The Owned EV Business
Bulls would argue that Ideanomics’ plans to create its own EVs could do so. But that seems a little ridiculous.
Ideanomics does have a decent amount of cash: about $33o million at the moment. Rivals in commercial EVs have billions. And the idea that partners are going to build vehicles for Ideanomics — instead of doing so for their own brands — seems more than a bit much.
Admittedly, its ownership of WAVE Technologies seems intriguing. WAVE’s charging systems are built into the ground, allowing wireless charging. And they’re already in use, most notably for a public transportation system in Utah.
But WAVE sold itself for just $50 million at a time when early-stage charging companies are valued in the billions. Did Ideanomics really make that great a deal? Or is something else at play?
Fintech and IDEX Stock
Similar questions hold in the fintech and crypto businesses.
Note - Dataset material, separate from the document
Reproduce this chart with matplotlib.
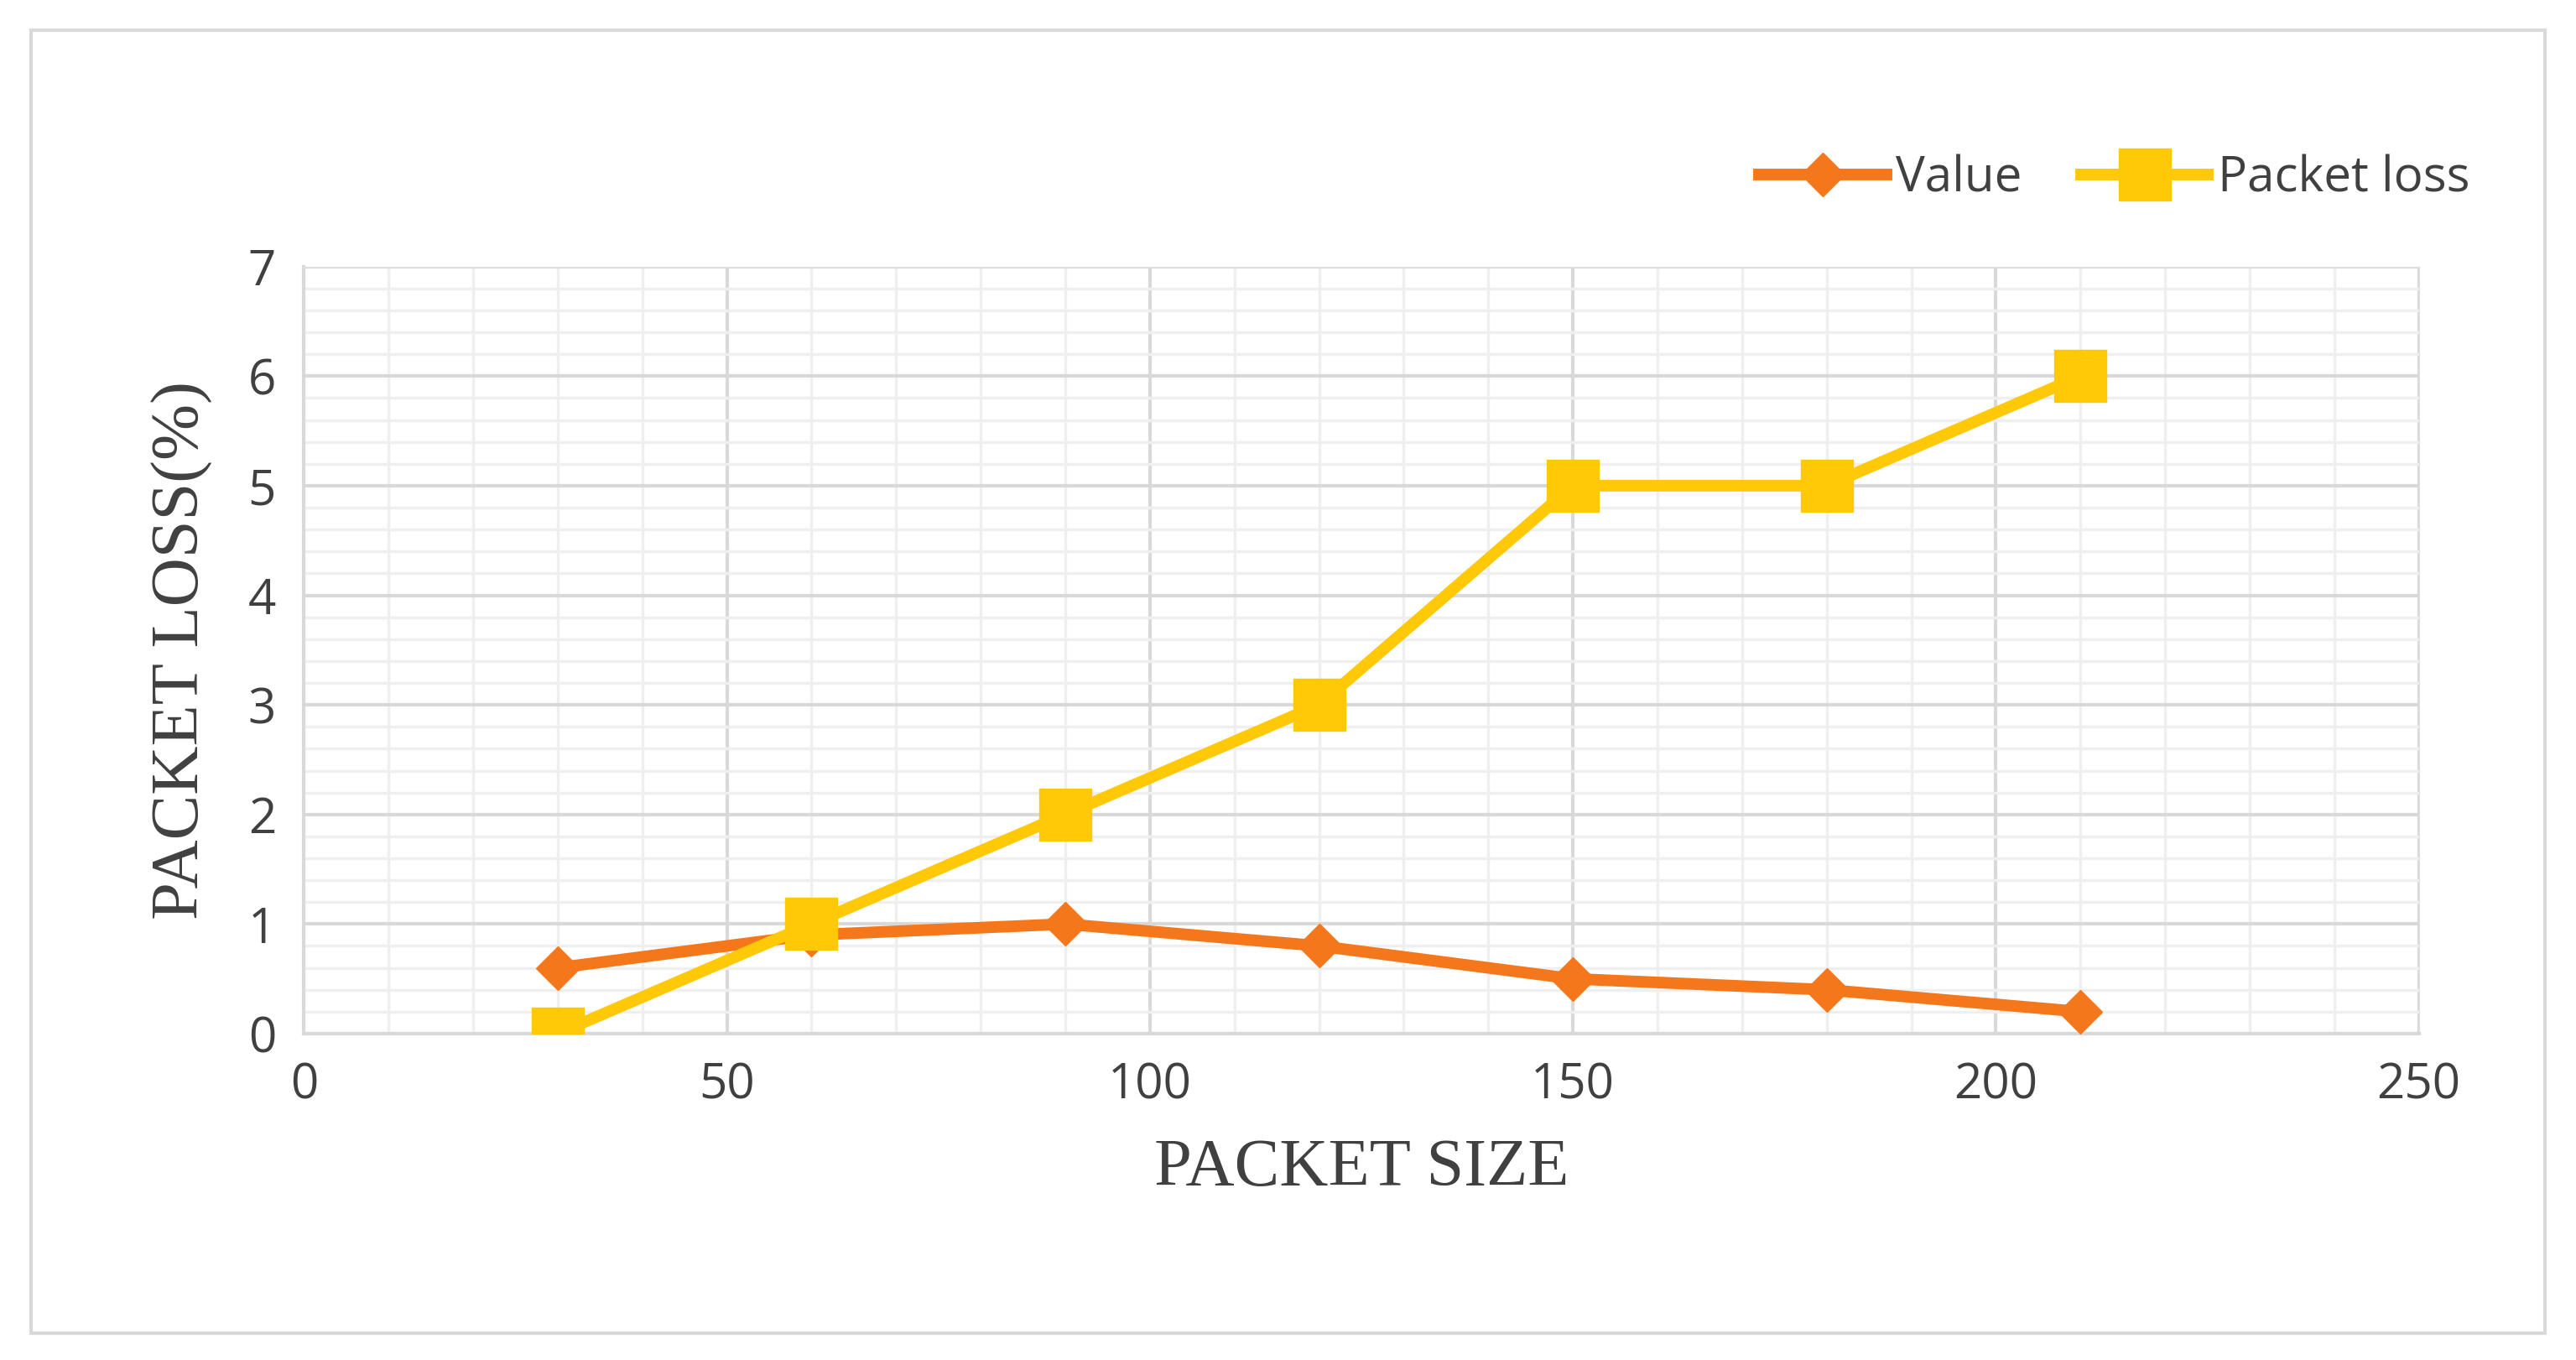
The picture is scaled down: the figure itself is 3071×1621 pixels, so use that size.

It’s not at all clear how Timios fits into “fintech.” The title provider is a good business, seemingly. It’s nicely profitable. But it, too, doesn’t quite move the needle against a billion-dollar valuation. And here, too, we wonder why such an attractive business is selling itself for just $46.5 million.
From there, it’s a mess.
The Delaware Board of Trade was shut down in April 2020. The license still exists, but starting an exchange from square one is not easy. Nor is the cryptocurrency industry exactly in need of more trading platforms.
Ideanomics has invested just $3.3 million into a London-based metals trading platform. There’s not much there yet. At one point, a business called Intelligenta was supposed to be part of its artificial intelligence ambitions; it has been written off.
What we see here on the whole is a lot of noise. There are acquisitions seemingly every few weeks. There are grandiose plans in whatever sector is getting the most buzz.
But those plans always stall out. The crypto business in 2019 generated revenue from a now-worthless and defunct coin. The EV financing business was the company’s future less than a year ago; now Ideanomics doesn’t want to talk about it all that much anymore.
Before that, it was artificial intelligence and blockchain. Nothing has panned out.
Maybe one of these acquisitions truly is a transformative home run. Maybe this time is different. Or, maybe, the story that has moved IDEX stock to a $1 billion-plus valuation just needs to be looked at a lot closer.
On the date of publication, neither Matt McCall nor the InvestorPlace Research Staff member primarily responsible for this article held (either directly or indirectly) any positions in the securities mentioned in the article.